# PR #26126 完整报告

- 仓库：`sgl-project/sglang`
- 标题：[RL] [Spec v2] Use stop-aware seqlen for returned topk metadata
- 合并时间：2026-05-23 09:13
- 原文链接：http://prhub.com.cn/sgl-project/sglang/pull/26126

---

# 执行摘要

- 一句话：修复 speculative decoding 下 routed topk 元数据越界问题
- 推荐动作：值得合并，修复逻辑清晰且已有生产验证（upstream 自 sglang-miles）。

# 功能与动机

Speculative decoding 可能导致 `req.output_ids` 比 `finished_len` 更长，但已有 `output_ids_through_stop` 正确反映停用后长度。topk 元数据收集未使用该边界，会包含 trailing tokens 的行，返回给用户或下游时产生脏数据。
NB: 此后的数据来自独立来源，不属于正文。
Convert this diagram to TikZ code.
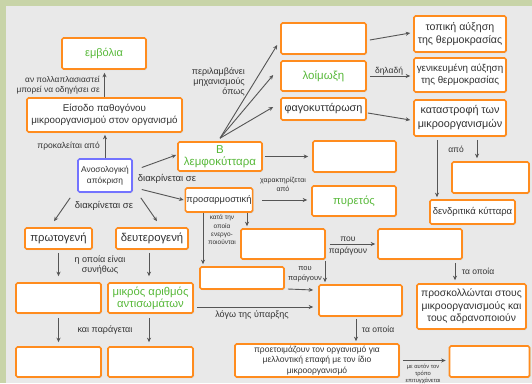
\documentclass[tikz,border=0pt]{standalone}
\usepackage{fontspec}
\setmainfont{Liberation Sans}
\usetikzlibrary{arrows.meta,shadows}
\definecolor{boxor}{RGB}{255,140,30}
\definecolor{bluec}{RGB}{115,115,255}
\definecolor{grn}{RGB}{88,185,58}
\definecolor{txt}{RGB}{50,50,50}
\definecolor{arrc}{RGB}{85,85,85}
\definecolor{bgc}{RGB}{233,233,233}
\definecolor{bandc}{RGB}{200,212,168}
\newcommand{\fs}[2]{\fontsize{#1}{#2}\selectfont}
\begin{document}
\begin{tikzpicture}[x=1pt,y=-1pt,
  box/.style={draw=boxor, line width=1.6pt, fill=white, rounded corners=1.5pt, align=center,
    inner sep=1pt, text=txt, font=\fs{9.8}{12},
    drop shadow={shadow xshift=1pt, shadow yshift=-1pt, opacity=0.2}},
  arr/.style={draw=arrc, line width=0.9pt, -{Stealth[length=4.5pt,width=4pt]}},
  lab/.style={text=txt, font=\fs{8.5}{10}, align=center, inner sep=0pt},
  small/.style={lab, font=\fs{7}{8.5}}]
\fill[bandc] (0,0) rectangle (532,383);
\fill[bgc] (6,6) rectangle (532,383);
\useasboundingbox (0,0) rectangle (532,383);

% boxes
\node[box,minimum width=84pt,minimum height=31pt,text=grn,font=\fs{11}{12}] (emv) at (104,53.5) {εμβόλια};
\node[box,minimum width=155pt,minimum height=34pt] (eis) at (104.5,115) {Είσοδο παθογόνου\\μικροοργανισμού στον οργανισμό};
\node[box,draw=bluec,minimum width=54pt,minimum height=33pt,font=\fs{8.4}{10.5}] (anos) at (105,175.5) {Ανοσολογική\\απόκριση};
\node[box,minimum width=84pt,minimum height=29pt,text=grn,font=\fs{11.5}{12.5}] (blem) at (220,156.5) {Β\\λεμφοκύτταρα};
\node[box,minimum width=85pt,minimum height=31pt] (mech) at (323.5,38.5) {};
\node[box,minimum width=85pt,minimum height=30pt,text=grn,font=\fs{11.5}{12}] (loim) at (323.5,76) {λοίμωξη};
\node[box,minimum width=85pt,minimum height=22pt,font=\fs{10.8}{12}] (fago) at (323.5,109) {φαγοκυττάρωση};
\node[box,minimum width=92pt,minimum height=36pt,font=\fs{10.6}{13.5}] (topi) at (460,34) {τοπική αύξηση\\της θερμοκρασίας};
\node[box,minimum width=92pt,minimum height=34pt,font=\fs{9.8}{12.5}] (geni) at (460,75) {γενικευμένη αύξηση\\της θερμοκρασίας};
\node[box,minimum width=92pt,minimum height=36pt,font=\fs{10.8}{14}] (kata) at (460,118) {καταστροφή των\\μικροοργανισμών};
\node[box,minimum width=83pt,minimum height=31pt] (eB) at (354.5,156.5) {};
\node[box,minimum width=84pt,minimum height=30pt,text=grn,font=\fs{11.3}{12}] (pyr) at (354,201) {πυρετός};
\node[box,minimum width=66pt,minimum height=24pt,font=\fs{9.3}{11}] (pros) at (219,200) {προσαρμοστική};
\node[box,minimum width=77pt,minimum height=31pt] (eK) at (490.5,177.5) {};
\node[box,minimum width=85pt,minimum height=24pt,font=\fs{9.5}{11}] (dend) at (472.5,212) {δενδριτικά κύτταρα};
\node[box,minimum width=84pt,minimum height=30pt] (eP) at (420,244) {};
\node[box,minimum width=84pt,minimum height=30pt] (eM) at (283,244) {};
\node[box,minimum width=67pt,minimum height=21pt,font=\fs{11.3}{12}] (prot) at (58.5,238.5) {πρωτογενή};
\node[box,minimum width=72pt,minimum height=21pt,font=\fs{11.3}{12}] (deut) at (152,238.5) {δευτερογενή};
\node[box,minimum width=85pt,minimum height=30pt] (e3) at (58.5,298) {};
\node[box,minimum width=85pt,minimum height=30pt,text=grn,font=\fs{11.3}{12}] (mik) at (150.5,298) {μικρός αριθμός\\αντισωμάτων};
\node[box,minimum width=85pt,minimum height=30pt] (e4a) at (58.5,362) {};
\node[box,minimum width=85pt,minimum height=30pt] (e4b) at (150.5,362) {};
\node[box,minimum width=84pt,minimum height=22pt] (eL) at (242,278) {};
\node[box,minimum width=83pt,minimum height=31pt] (eR) at (360.5,300.5) {};
\node[box,minimum width=109pt,minimum height=45pt,font=\fs{10.3}{12.5}] (prosk) at (471.5,306.5) {προσκολλώνται στους\\μικροοργανισμούς και\\τους αδρανοποιούν};
\node[box,minimum width=164pt,minimum height=33pt,font=\fs{8.5}{10.5}] (prep) at (317,360.5) {προετοιμάζουν τον οργανισμό για\\μελλοντική επαφή με τον ίδιο\\μικροοργανισμό};
\node[box,minimum width=80pt,minimum height=31pt] (eBR) at (489.5,361.5) {};

% connectors
\draw[arr,shorten >=3pt] (eis.north) -- (eis.north |- emv.south);
\draw[arr,shorten >=2pt] (anos.north) -- (anos.north |- eis.south);
\draw[arr] ([shift={(9,-8)}]anos.east) -- ([shift={(-1,-1.5)}]blem.west);
\draw[arr] ([shift={(9,14)}]anos.east) -- ([shift={(-1,0)}]pros.west);
\draw[arr] ([shift={(-7,5)}]anos.south west) -- ([shift={(-4.5,-6)}]prot.north);
\draw[arr] ([shift={(8,5)}]anos.south east) -- ([shift={(5,-6)}]deut.north);
\draw[arr] ([shift={(0,-3)}]blem.north) -- ([shift={(-3,6.5)}]mech.west);
\draw[arr] ([shift={(0,-3)}]blem.north) -- ([shift={(-7,-1)}]loim.west);
\draw[arr] ([shift={(0,-3)}]blem.north) -- ([shift={(-7,-2)}]fago.west);
\draw[arr] ([shift={(3,1.5)}]mech.east) -- ([shift={(-3,-1)}]topi.west);
\draw[arr,shorten <=3pt,shorten >=3pt] (loim.east) -- (loim.east -| geni.west);
\draw[arr] ([shift={(1,4)}]fago.east) -- ([shift={(-3,2)}]kata.west);
\draw[arr,shorten <=2pt,shorten >=4pt] (blem.east) -- (blem.east -| eB.west);
\draw[arr,shorten <=9pt,shorten >=4pt] (pros.east) -- (pros.east -| pyr.west);
\draw[arr] ([shift={(-23,3)}]kata.south) -- ([shift={(-35.5,-2)}]dend.north);
\draw[arr] ([shift={(17,3)}]kata.south) -- ([shift={(-13.5,-3)}]eK.north);
\draw[arr,shorten >=2pt] ([xshift=28pt]pros.south) -- ([xshift=28pt]pros.south |- eM.north);
\draw[arr,shorten >=2pt] ([xshift=-16pt]pros.south) -- ([xshift=-16pt]pros.south |- eL.north);
\draw[arr,shorten <=4pt,shorten >=2pt] (eM.east) -- (eM.east -| eP.west);
\draw[arr,shorten <=1pt,shorten >=2pt] ([xshift=42pt]eM.south) -- ([xshift=42pt]eM.south |- eR.north);
\draw[arr] ([shift={(3,11)}]eL.east) -- ([shift={(-5,-10.5)}]eR.west);
\draw[arr] ([shift={(3,9)}]mik.east) -- ([shift={(-5,6.5)}]eR.west);
\draw[arr,shorten <=2pt,shorten >=2pt] ([xshift=-4.5pt]eR.south) -- ([xshift=-4.5pt]eR.south |- prep.north);
\draw[arr,shorten <=3pt,shorten >=3pt] ([xshift=35pt]eP.south) -- ([xshift=35pt]eP.south |- prosk.north);
\draw[arr,shorten <=3pt,shorten >=3pt] (prep.east) -- (prep.east -| eBR.west);
\draw[arr,shorten <=3pt,shorten >=6pt] (prot.south) -- (prot.south |- e3.north);
\draw[arr,shorten <=3pt,shorten >=6pt] ([xshift=-3pt]deut.south) -- ([xshift=-3pt]deut.south |- mik.north);
\draw[arr,shorten <=4pt,shorten >=4pt] (e3.south) -- (e3.south |- e4a.north);
\draw[arr,shorten <=4pt,shorten >=4pt] ([xshift=-1.5pt]mik.south) -- ([xshift=-1.5pt]mik.south |- e4b.north);

% labels
\node[lab,anchor=east,align=right,font=\fs{8.3}{10}] (l1) at (100,85) {αν πολλαπλασιαστεί\\μπορεί να οδηγήσει σε};
\node[lab,anchor=east] (l2) at (100,146) {προκαλείται από};
\node[lab,font=\fs{9.5}{10}] (l3) at (167,179) {διακρίνεται σε};
\node[lab,font=\fs{9.5}{10}] (l4) at (104,206) {διακρίνεται σε};
\node[lab,anchor=east,align=right,font=\fs{9}{10}] (l5) at (245,82) {περιλαμβάνει\\μηχανισμούς\\όπως};
\node[lab] (l6) at (389,71) {δηλαδή};
\node[small] (l7) at (283,184.5) {χαρακτηρίζεται\\από};
\node[lab] (l8) at (456,149) {από};
\node[small,font=\fs{6.5}{8.3}] (l9) at (222,230) {κατά την\\οποία\\ενεργο-\\ποιούνται};
\node[lab] (l10) at (348,239.5) {που};
\node[lab] (l11) at (348,251.5) {παράγουν};
\node[lab,font=\fs{7.5}{10}] (l12) at (305,274) {που\\παράγουν};
\node[lab,font=\fs{9}{10}] (l13) at (252,315) {λόγω της ύπαρξης};
\node[lab] (l14) at (378,329) {τα οποία};
\node[lab] (l15) at (478,271) {τα οποία};
\node[lab,anchor=north,font=\fs{5.8}{7}] (l16) at (423,364) {με αυτόν τον\\τρόπο\\επιτυγχάνεται};
\node[lab,font=\fs{9}{10}] (l17) at (100,265) {η οποία είναι\\συνήθως};
\node[lab,font=\fs{9}{10}] (l18) at (105,330) {και παράγεται};
\end{tikzpicture}
\end{document}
PR 描述指出 'This upstreams the corresponding sglang-miles fix from commit 71bda1af'。

# 实现拆解

变更仅涉及 `batch_result_processor.py`，两个方法同步调整：
1. **`_maybe_collect_routed_experts`**：将 `seqlen` 从 `req.seqlen` 改为 `len(req.origin_input_ids) + len(req.output_ids_through_stop)`，用于调用 `capturer.get_topk` 和计算 `expected_rows`；warning 日志新增 `raw_seqlen` 参数。
2. **`_maybe_collect_indexer_topk`**：同样将 `seqlen` 从 `req.seqlen` 改为 `len(req.origin_input_ids) + len(req.output_ids_through_stop)`。
3. **测试配套**：本次未新增测试，仅通过 `py_compile` 和 `git diff --check` 验证。

关键文件：
- `python/sglang/srt/managers/scheduler_components/batch_result_processor.py`（模块 调度器；类别 source；类型 core-logic；符号 _maybe_collect_routed_experts, _maybe_collect_indexer_topk）: 核心文件，修改了 routed experts 和 indexer topk 元数据收集时的长度计算逻辑。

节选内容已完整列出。